Bei einem Treffen der Leiter der Nachwuchsleistungszentren im Oktober fand sich keiner, der das Uefa-Konzept guthieß, doch mit diesen Bedenken drangen sie international nicht durch. Am 6. Dezember beschloss die Uefa-Exekutive, in der als DFB-Vertreter der frühere Präsident Theo Zwanziger sitzt, das Projekt. Auf der Hierarchie-Ebene oberhalb des Sportdirektors Dutt ist der DFB zurzeit nicht sehr an einem Knatsch mit der Uefa interessiert: Schließlich soll Wolfgang Niersbach im Mai anstelle von Zwanziger in die Exekutive einrücken, und bald stehen auch Entscheidungen für die Austragungsorte der europaweit veranstalteten EM 2020 an, wofür sich auch Deutschland bewerben wird. Auch die Interessenvertretung der europäische Fußballvereine (ECA), der Bayern-Boss Karl-Heinz Rummenigge vorsteht, stimmte für den Wettbewerb.

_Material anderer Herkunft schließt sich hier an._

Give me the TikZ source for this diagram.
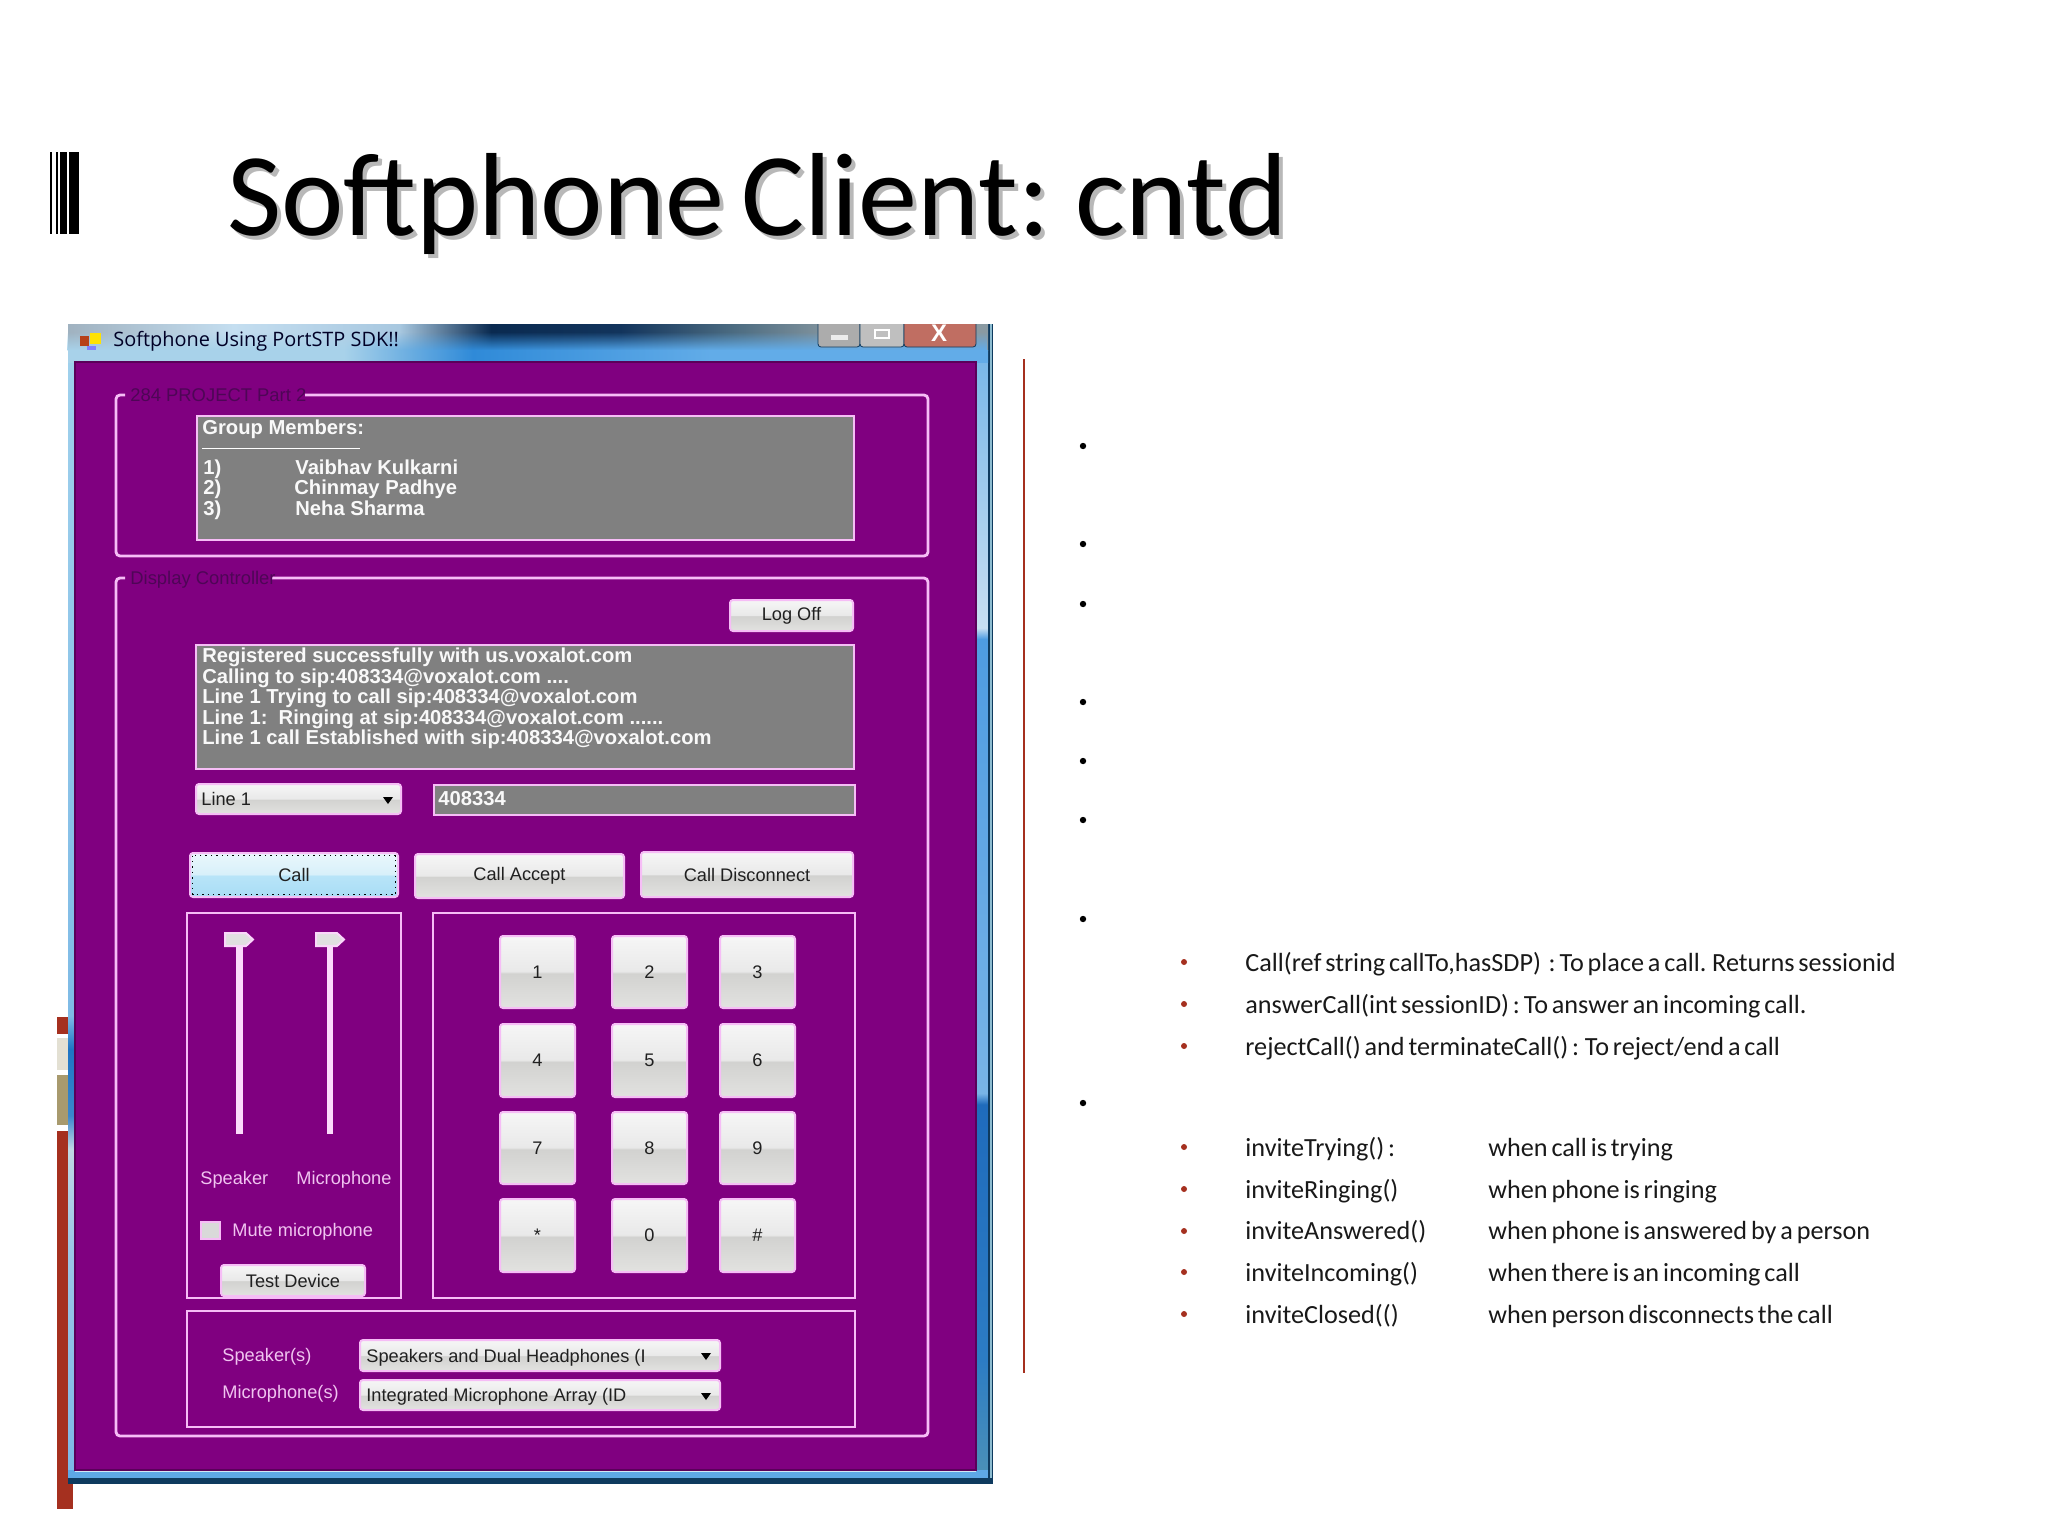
\documentclass[tikz,border=0pt]{standalone}
\usepackage{fontspec}
\setmainfont{Carlito}
\newfontfamily\bodyfont[WordSpace=1.0]{Carlito}
\newfontfamily\headfont[WordSpace=0.65]{Carlito}
\newfontfamily\uifont{Liberation Sans}
\newfontfamily\capfont{Open Sans}
\usetikzlibrary{fadings}
\definecolor{winpurple}{HTML}{800080}
\definecolor{pinkline}{HTML}{F6BDF6}
\definecolor{pinktext}{HTML}{F0C4F0}
\definecolor{boxgrey}{HTML}{808080}
\definecolor{deepred}{HTML}{A5301F}
\definecolor{legendink}{HTML}{4E0656}
\definecolor{btnink}{HTML}{202020}
\definecolor{beige}{HTML}{E3E0D3}
\definecolor{tanbar}{HTML}{A89A6E}
\definecolor{frameblue}{HTML}{8CC4E8}
\definecolor{framedark}{HTML}{0E3A5E}
\definecolor{lowblue}{HTML}{5EA8E6}
\definecolor{frameedge}{HTML}{8DBCD0}
\definecolor{b1}{HTML}{E2E2E0}\definecolor{b2}{HTML}{D2D2D0}\definecolor{b3}{HTML}{E9E9E9}\definecolor{b4}{HTML}{F6F6F6}
\pgfdeclareverticalshading{btnshade}{100bp}{color(0bp)=(b1);color(25bp)=(b1);color(49bp)=(b2);color(50.5bp)=(b3);color(75bp)=(b4);color(100bp)=(b4)}
\definecolor{c1}{HTML}{A8DDF5}\definecolor{c2}{HTML}{B8E4F8}\definecolor{c3}{HTML}{D8F0FA}\definecolor{c4}{HTML}{EAF7FC}
\pgfdeclareverticalshading{callshade}{100bp}{color(0bp)=(c1);color(25bp)=(c1);color(49bp)=(c2);color(51bp)=(c3);color(75bp)=(c4);color(100bp)=(c4)}
\definecolor{t1}{HTML}{A0B2C0}\definecolor{t2}{HTML}{C4DEF0}\definecolor{t3}{HTML}{A8C8E0}\definecolor{t4}{HTML}{0A2A50}\definecolor{t5}{HTML}{12345C}\definecolor{t6}{HTML}{4A6A80}\definecolor{t7}{HTML}{8A9AA2}
\pgfdeclarehorizontalshading{barshade}{100bp}{color(0bp)=(t1);color(25bp)=(t1);color(34bp)=(t2);color(43bp)=(t3);color(48bp)=(t4);color(55bp)=(t5);color(61bp)=(t6);color(67bp)=(t7);color(75bp)=(t7);color(100bp)=(t7)}
\definecolor{u1}{HTML}{A8D2EA}\definecolor{u2}{HTML}{2F8AD8}\definecolor{u3}{HTML}{62ACE8}
\pgfdeclarehorizontalshading{lowbar}{100bp}{color(0bp)=(u1);color(25bp)=(u1);color(40bp)=(u1);color(47bp)=(u2);color(60bp)=(u3);color(75bp)=(u3);color(100bp)=(u3)}
\definecolor{l1}{HTML}{7DB8E6}\definecolor{l2}{HTML}{9CC6E6}\definecolor{l3}{HTML}{C0D8E4}\definecolor{l4}{HTML}{3A86CC}\definecolor{l5}{HTML}{1E75C4}\definecolor{l6}{HTML}{7FBBE6}\definecolor{l7}{HTML}{9FD0EC}
\pgfdeclareverticalshading{frameleft}{100bp}{color(0bp)=(l1);color(25bp)=(l1);color(35bp)=(l2);color(39.5bp)=(l3);color(41bp)=(l4);color(44bp)=(l5);color(45.5bp)=(l6);color(75bp)=(l7);color(100bp)=(l7)}
\definecolor{r1}{HTML}{4A90B8}\definecolor{r2}{HTML}{2C7CC4}\definecolor{r3}{HTML}{1F6BBC}\definecolor{r4}{HTML}{78B4E6}\definecolor{r5}{HTML}{4E9CE2}\definecolor{r6}{HTML}{C8DFF2}\definecolor{r7}{HTML}{7AB8E8}
\pgfdeclareverticalshading{frameright}{100bp}{color(0bp)=(r1);color(25bp)=(r1);color(30bp)=(r2);color(41.5bp)=(r3);color(42bp)=(r4);color(62.5bp)=(r5);color(63bp)=(r6);color(75bp)=(r7);color(100bp)=(r7)}
\tikzset{
  pinkbox/.style={draw=pinkline,line width=1.4pt},
  greybox/.style={draw=pinkline,line width=1.2pt,fill=boxgrey},
  groupline/.style={draw=pinkline,line width=1.4pt,rounded corners=2pt},
  btn/.style={draw=pinkline,line width=1pt,rounded corners=1.5pt,shading=btnshade,text=btnink,font=\uifont\fontsize{9.1}{11}\selectfont},
  callbtn/.style={btn,shading=callshade},
  boxtext/.style={anchor=base west,inner sep=0,text=white!95!gray,font=\uifont\bfseries\fontsize{10.1}{11}\selectfont},
  btntext/.style={anchor=base west,inner sep=0,text=btnink,font=\uifont\fontsize{9.1}{11}\selectfont},
  pinklabel/.style={anchor=base west,inner sep=0,text=pinktext,font=\uifont\fontsize{9.1}{11}\selectfont},
  legend/.style={anchor=base west,inner sep=0,text=legendink,font=\uifont\fontsize{9.2}{11}\selectfont},
  thumbshape/.style={draw=pinkline!60!white,line width=1pt,fill=white!88!black},
  track/.style={fill=pinkline!55!white},
  drop/.style={fill=black},
  redbullet/.style={circle,fill=deepred,inner sep=0,minimum size=3pt},
  blackbullet/.style={circle,fill=black,inner sep=0,minimum size=3.2pt},
  bodytext/.style={anchor=base west,inner sep=0,text=black!90,font=\bodyfont\fontsize{13.1}{16}\selectfont},
  titletext/.style={anchor=base west,inner sep=0,font=\headfont\fontsize{59.1}{66}\selectfont},
  stripe/.style={fill=black}
}
\newcommand{\uibox}[7]{\pgfmathsetmacro\uiw{(#4-#2)*0.5}\pgfmathsetmacro\uih{(#5-#3)*0.5}%
  \node[#6,minimum width=\uiw pt,minimum height=\uih pt,inner sep=0,outer sep=0] (#1) at ({(#2+#4)/2},{(#3+#5)/2}) {#7};}
\newcommand{\dropmark}[2]{\fill[drop] (#1-5,#2-3) -- (#1+5,#2-3) -- (#1,#2+4) -- cycle;}
\begin{document}
\begin{tikzpicture}[x=0.5pt,y=-0.5pt]
\path[use as bounding box,fill=white] (0,0) rectangle (2048,1536);

% left decoration
\fill[deepred] (57,1017) rectangle (68,1033.5);
\fill[beige] (57,1038) rectangle (68,1070);
\fill[tanbar] (57,1074.5) rectangle (68,1125);
\fill[deepred] (57,1131) rectangle (73,1509);

% title icon
\fill[stripe] (49.5,152) rectangle (51.5,234);
\fill[stripe] (55.5,152) rectangle (58.3,234);
\fill[stripe] (60,152) rectangle (66.7,234);
\fill[stripe] (69.3,152) rectangle (79.3,234);

% title
\node[titletext,text=black!28] (titleshadow) at (231,239) {Softphone Client: cntd};
\node[titletext,text=black] (title) at (227,235) {Softphone Client: cntd};

% window frame
\fill[frameblue] (68,324) rectangle (993,1484);
\fill[shading=frameleft] (68,362) rectangle (75,1470);
\fill[shading=frameright] (976,362) rectangle (988,1470);
\fill[framedark] (988,324) rectangle (990,1484);
\fill[frameedge] (990,324) rectangle (992,1484);
\fill[framedark] (992,324) rectangle (993,1484);
\fill[shading=barshade] (68,324) rectangle (988,350);
\path[shading=lowbar,path fading=north] (68,332) rectangle (988,350);
\fill[shading=lowbar] (68,350) rectangle (988,362);
\fill[white!70!frameblue] (75,360.5) rectangle (976,362);
\fill[lowblue] (68,1470) rectangle (988,1478);
\fill[white!60!frameblue] (75,1470) rectangle (976,1472);
\fill[framedark] (68,1478) rectangle (993,1484);
\filldraw[fill=winpurple,draw=winpurple!70!black,line width=0.8pt] (75,362) rectangle (976,1470);

% caption buttons
\uibox{minbtn}{818}{316}{860}{347}{draw=framedark,rounded corners=1.5pt,fill=gray!65!white}{}
\uibox{maxbtn}{860}{316}{904}{347}{draw=framedark,rounded corners=1.5pt,fill=gray!50!white}{}
\uibox{closebtn}{904}{316}{976}{347}{draw=framedark,rounded corners=1.5pt,fill=deepred!70!white}{}
\fill[white] (60,314) rectangle (1000,324);
\fill[white!85!gray] (831,335) rectangle (848,340);
\draw[white,line width=1.2pt] (875,330) rectangle (889,338);
\node[inner sep=0,text=white,font=\uifont\bfseries\fontsize{12}{12}\selectfont] (closex) at (939,333) {X};

% caption
\fill[deepred!80!orange] (80,336) rectangle (89,346);
\fill[yellow!85!orange] (90,333) rectangle (101,344);
\fill[blue!50!white] (87,346) rectangle (96,350);
\node[anchor=base west,inner sep=0,text=black!85!blue,font=\capfont\fontsize{9.95}{12}\selectfont] (caption) at (113,346) {Softphone Using PortSTP SDK!!};

% group 1
\draw[groupline] (125,395) -- (116,395) -- (116,556) -- (928,556) -- (928,395) -- (305,395);
\node[legend] (legend1) at (130,401) {284 PROJECT Part 2};
\uibox{members}{197}{416}{854}{540}{greybox}{}
\node[boxtext] (gm) at (202,434) {Group Members:};
\fill[white] (202,447.5) rectangle (360,449);
\node[boxtext] (m1n) at (203,474) {1)};
\node[boxtext] (m1) at (295,474) {Vaibhav Kulkarni};
\node[boxtext] (m2n) at (203,494.5) {2)};
\node[boxtext] (m2) at (294,494.5) {Chinmay Padhye};
\node[boxtext] (m3n) at (203,515) {3)};
\node[boxtext] (m3) at (295,515) {Neha Sharma};

% group 2
\draw[groupline] (125,578) -- (116,578) -- (116,1436) -- (928,1436) -- (928,578) -- (272,578);
\node[legend] (legend2) at (130,584) {Display Controller};
\uibox{logoff}{730}{600}{853}{631}{btn}{Log Off}
\uibox{status}{196}{645}{854}{769}{greybox}{}
\node[boxtext] (s1) at (202,662.5) {Registered successfully with us.voxalot.com};
\node[boxtext] (s2) at (202,683) {Calling to sip:408334@voxalot.com ....};
\node[boxtext] (s3) at (202,703.5) {Line 1 Trying to call sip:408334@voxalot.com};
\node[boxtext] (s4) at (202,724) {Line 1:\ \ Ringing at sip:408334@voxalot.com ......};
\node[boxtext] (s5) at (202,744.5) {Line 1 call Established with sip:408334@voxalot.com};
\uibox{linecombo}{196}{784}{401}{814}{btn}{}
\node[btntext] (linetext) at (201,805) {Line 1};
\dropmark{388}{800}
\uibox{number}{434}{785}{855}{815}{greybox}{}
\node[boxtext] (numtext) at (438,805) {408334};
\uibox{call}{190}{853}{398}{897}{callbtn}{Call}
\draw[black,line width=0.7pt,dotted] (192.5,855.5) rectangle (395.5,894.5);
\uibox{accept}{415}{854}{624}{898}{btn}{Call Accept}
\uibox{disconnect}{641}{852}{853}{897}{btn}{Call Disconnect}

% left panel
\uibox{leftpanel}{187}{913}{401}{1298}{pinkbox}{}
\uibox{rightpanel}{433}{913}{855}{1298}{pinkbox}{}
\fill[track] (236,947) rectangle (243,1134);
\fill[track] (327,947) rectangle (333,1134);
\draw[thumbshape] (225,933) -- (246,933) -- (253,939.5) -- (246,946) -- (225,946) -- cycle;
\draw[thumbshape] (316,933) -- (337,933) -- (344,939.5) -- (337,946) -- (316,946) -- cycle;
\node[pinklabel] (speaker) at (200,1184) {Speaker};
\node[pinklabel] (microphone) at (296,1184) {Microphone};
\uibox{mutebox}{201}{1222}{220}{1239}{draw=pinkline,line width=1pt,fill=white!85!black}{}
\node[pinklabel] (mute) at (232,1236) {Mute microphone};
\uibox{testdevice}{221}{1265}{365}{1296}{btn}{Test Device}

% keypad
\uibox{k1}{500}{936}{575}{1008}{btn}{1}
\uibox{k2}{612}{936}{687}{1008}{btn}{2}
\uibox{k3}{720}{936}{795}{1008}{btn}{3}
\uibox{k4}{500}{1024}{575}{1097}{btn}{4}
\uibox{k5}{612}{1024}{687}{1097}{btn}{5}
\uibox{k6}{720}{1024}{795}{1097}{btn}{6}
\uibox{k7}{500}{1112}{575}{1184}{btn}{7}
\uibox{k8}{612}{1112}{687}{1184}{btn}{8}
\uibox{k9}{720}{1112}{795}{1184}{btn}{9}
\uibox{kstar}{500}{1199}{575}{1272}{btn}{*}
\uibox{k0}{612}{1199}{687}{1272}{btn}{0}
\uibox{khash}{720}{1199}{795}{1272}{btn}{\#}

% devices
\uibox{devices}{187}{1311}{855}{1427}{pinkbox}{}
\node[pinklabel] (spk) at (222,1361) {Speaker(s)};
\node[pinklabel] (mic) at (222,1398) {Microphone(s)};
\uibox{spkcombo}{360}{1340}{720}{1371}{btn}{}
\node[btntext] (spktext) at (366,1362) {Speakers and Dual Headphones (I};
\dropmark{706}{1356}
\uibox{miccombo}{360}{1380}{720}{1410}{btn}{}
\node[btntext] (mictext) at (366,1401) {Integrated Microphone Array (ID};
\dropmark{706}{1396}

% divider
\fill[deepred] (1023,359) rectangle (1025,1373);

% black bullets
\foreach \yy [count=\i] in {446,544,604,702,761,820,919,1103}
  \node[blackbullet] (bb\i) at (1083,\yy) {};

% first list
\node[redbullet] (r1) at (1184,962) {};
\node[bodytext] (t1) at (1245,971) {Call(ref string callTo,hasSDP)\ \ : To place a call. Returns sessionid};
\node[redbullet] (r2) at (1184,1004) {};
\node[bodytext] (t2) at (1245,1013) {answerCall(int sessionID) : To answer an incoming call.};
\node[redbullet] (r3) at (1184,1046) {};
\node[bodytext] (t3) at (1245,1055) {rejectCall() and terminateCall() : To reject/end a call};

% second list
\node[redbullet] (r4) at (1184,1147) {};
\node[bodytext] (a4) at (1245,1156) {inviteTrying() :};
\node[bodytext] (b4) at (1488,1156) {when call is trying};
\node[redbullet] (r5) at (1184,1189) {};
\node[bodytext] (a5) at (1245,1198) {inviteRinging()};
\node[bodytext] (b5) at (1488,1198) {when phone is ringing};
\node[redbullet] (r6) at (1184,1231) {};
\node[bodytext] (a6) at (1245,1239.5) {inviteAnswered()};
\node[bodytext] (b6) at (1488,1239.5) {when phone is answered by a person};
\node[redbullet] (r7) at (1184,1272) {};
\node[bodytext] (a7) at (1245,1281) {inviteIncoming()};
\node[bodytext] (b7) at (1488,1281) {when there is an incoming call};
\node[redbullet] (r8) at (1184,1314) {};
\node[bodytext] (a8) at (1245,1323) {inviteClosed(()};
\node[bodytext] (b8) at (1488,1323) {when person disconnects the call};
\end{tikzpicture}
\end{document}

Die Motivationslage ist vielfältig. So schaut die Uefa mit einigem Unmut auf das seit zwei Jahren existierende private Projekt NextGen Series, in dem 32 Teams der U19-Klasse in einem Champions-League-ähnlichen Modus einen Sieger ermitteln; aus Deutschland sind Dortmund und Wolfsburg dabei. Das Turnier entwickelt sich nicht schlecht, das Fernsehen überträgt live - womit sich aus Uefa-Sicht der verlockende Gedanke aufdrängt, das Turnier gleich selbst zu veranstalten und zu vermarkten. Und Vertreter mancher kleineren Verbände können sich für eine offizielle U19-Königsklasse ohnehin erwärmen, weil ihre Juniorenteams so regelmäßig zu Wettbewerbsspielen auf gutem Niveau kämen. Und die Kosten übernimmt die Uefa.

Der Mainzer Jugendleiter Volker Kersting sagt: "Für mich haben die Entscheidungen für diesen Wettbewerb viel mit sportpolitischen Gründen zu tun. Ich finde das sehr bedenklich, dass man sportpolitische Gründe über das Wohl des Nachwuchses stellt. Und ich bin gespannt, ob diese Herren auch hinterher die Verantwortung übernehmen, wenn es schief geht."

Die Hoffnung, dass dieser schräge Wettbewerb noch verhindert werden kann, ist wenig ausgeprägt, weder bei den Klubs noch bei Robin Dutt, dem obersten Jugendwächter im Land. Dutt versucht nun kraft Amtes zu retten, was noch zu retten ist. "Ich betrachte es als meine Aufgabe, nicht nur ,nein' zu sagen, sondern mir konstruktive Gedanken zu machen." Dutt hat jetzt einen Alternativvorschlag entwickelt, den auch die Vereine unterstützen. Dutts Plan sieht vor, die Altersgrenze für diesen Wettbewerb anzuheben und auch 21- oder 22-Jährige zuzulassen. "Bei diesen Spielern fallen die schulischen Belastungen ja schon mal weg", sagt Dutt. Und anders als 19-Jährige, die vielleicht noch eine Junioren-EM vor Augen haben, könnten 22-Jährige, die im Klub selten zum Einsatz kommen, vielleicht ganz froh sein über ein bisschen Spielpraxis, selbst wenn es Spielpraxis in einem seltsamen Wettbewerb ist.

Dieser Vorschlag ist neu und noch weit davon entfernt, den Gremien zur Prüfung vorgelegt zu werden. Im schlimmsten Fall bliebe den deutschen Klubs höchstens noch eine Art Notwehr. "Man kann die Klubs zwingen teilzunehmen", sagt Dutt, "aber man kann ihnen nicht vorschreiben, wie ernst sie den Wettbewerb nehmen." Heißt: Die Klubs könnten die besten A-Junioren zu Hause lassen und statt dessen ein paar B-Jugendliche auf Reisen schicken.

Die Uefa will den alternativen Ansatz nicht kommentieren. Nur so viel: Man könne sich vorstellen, dass es eine neue Debatte gebe, wenn ein Mitgliedsland das Thema aufbringen würde.